Aesthete is right skybox/skydome is only object that means you do not change projection matrix !!!
your render should be something like this:
clear screen/buffers
set camera
set modelview to identity and then translate it to position of camera you can get the position directly from projection matrix (if my memory serves at array positions 12,13,14) to obtain the matrix see this https://stackoverflow.com/a/18039707/2521214
draw skybox/skydome (do not cross your z_far plane,or disable Depth Test)
optionaly clear Z-buffer or re-enable Depth Test
draw your scene stuf .... ( do not forget to set modelview matrix for each of your drawed model)

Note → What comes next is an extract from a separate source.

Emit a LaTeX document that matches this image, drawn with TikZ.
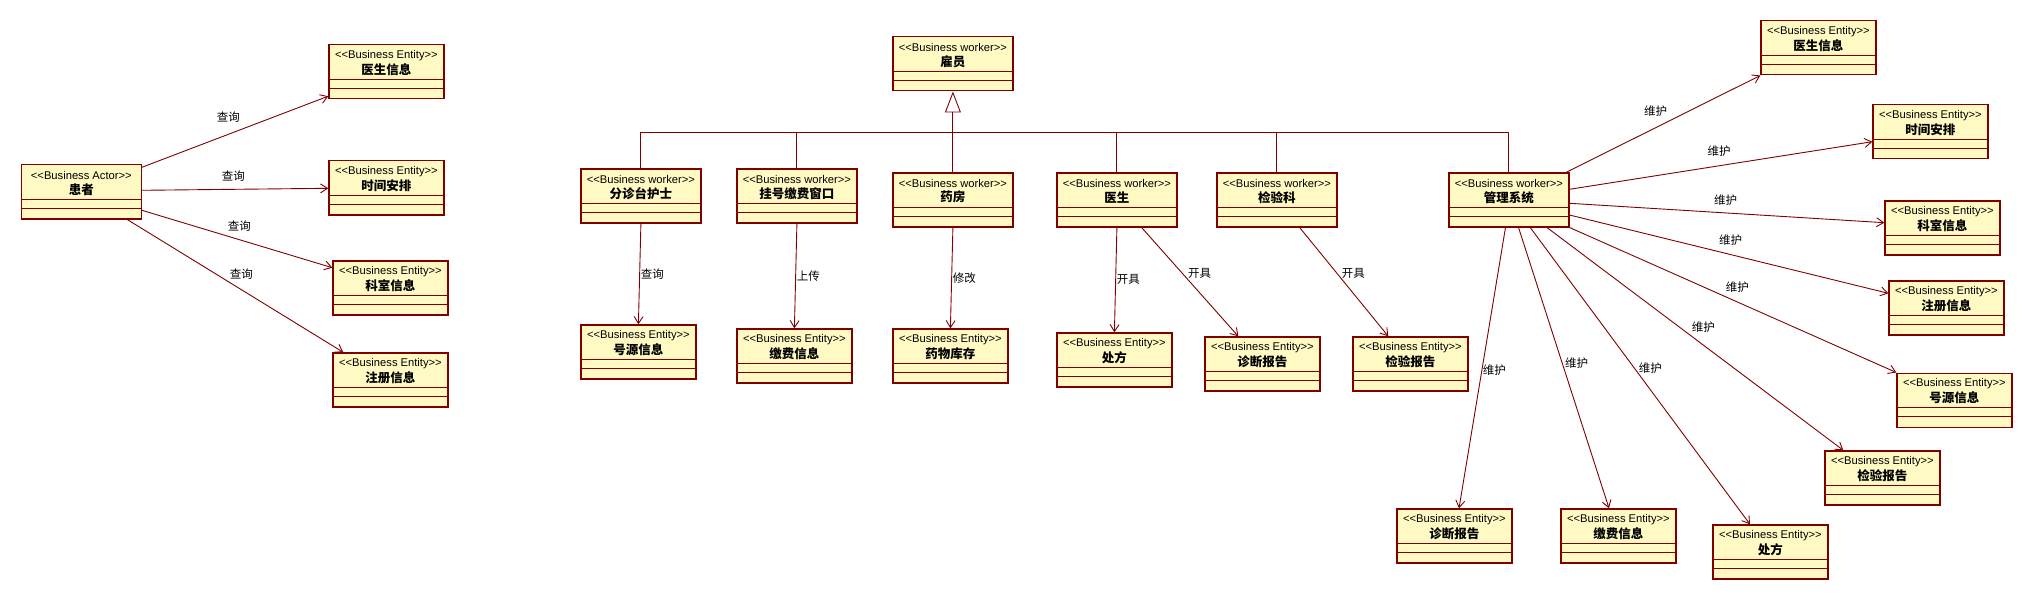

of course you can temporary set your camera position (projection matrix) to (0,0,0) and leave modelview matrix with identity, it is sometimes more precise approach but do not forget to set the camera position back after skybox draw.
hope it helps.
I am trying hard to figure out how to make pitch yaw and roll independent between them.
As soon as I rotate something in the z axis (pitch) the second rotation (yaxis yaw) depends on the results of the first and the third rotation (x axis, roll) depends on the other two. So instead of having independent pitch,yaw,roll I get a mixture of the three of them, ugly.
I wish it was possible to store the object angles in an array [pitch,yaw,roll] and then decode those angles during the transformation so that yawing put the object in a given position and then it took the angle corresponding to the pitch, but not a compound of both...
I have seen references to an 'arbitrary axis rotation matrix'. Would it be useful to get the desired results???
1) apply yaw (gl.glRotatef(beta, 0.0f, 1.0f, 0.0f);)
2) get the resulting axis of manually rotating the vector (1.0f,0.0f,0.0f) arround beta
3) apply pitch using the axis got in 2
{and for roll... if 1,2,3 are correct}
4) rotate the axis got in 2 arround its x for a roll
5) apply roll using the axis got in 4
Would it work? Any better solution? I would like keeping my object local orientations in the [pitch,yaw,roll] format.
I have been struggling with it for days, I would like to avoid using quaternions if possible. The 3D objects are stored relatively to 0,0,0 and looking along {1,0,0} and transformed to their destination and angles each frame, so the gimbal lock problem should probably be avoided easily.
In other words, my camera is working fine, World coordinates are being correctly made, but I do not know how or where object-local-transformations based on yaw,pith,roll should be applied.
The results should be read from the array [y,p,r] and combinations of them should not overlap.
Actually my transformations are:
gl.glLoadIdentity();
float[] scalation = transform.getScalation();
gl.glScalef(scalation[0], scalation[1], scalation[2]);
float[] translation = transform.getTranslation();
gl.glTranslatef(translation[0], translation[1], translation[2]);
float[] rotation = transform.getRotation();
gl.glRotatef(rotation[0], 1.0f, 0.0f, 0.0f);
gl.glRotatef(rotation[1], 0.0f, 1.0f, 0.0f);
gl.glRotatef(rotation[2], 0.0f, 0.0f, 1.0f);
The orientation always depends on angles order. You can't make them indipendent. You rotate vectors multipling them by matrices, and matrix multiplication is not commutative. You can choose one order and be consistent with it.
For these problems, a common choice is the ZYX orientation method (first roll, then pitch and at the end yaw).
My personal reference when I work with angles is this document, that helps me a lot.
if you use yaw/pitch/roll, your final orientation will always depend on the amounts and order in which you apply them. you can choose other schemes if you want readability or simplicity. i like choosing a forward vector (F), and calculating a right and up vector based on a canonical 'world up' vector, then just filling in the matrix columns. You could add an extra 'axis spin' angle term, if you like. It's a bit like a quaternion, but more human-readable. I use this representation for controlling a basic WASD-style camera.
Accumulating (yaw, pitch, roll) rotations requires to keep a transformation matrix, which is the product of the separate transformations, in the order in which they occur. The resulting matrix is a rotation around some axis and some angle.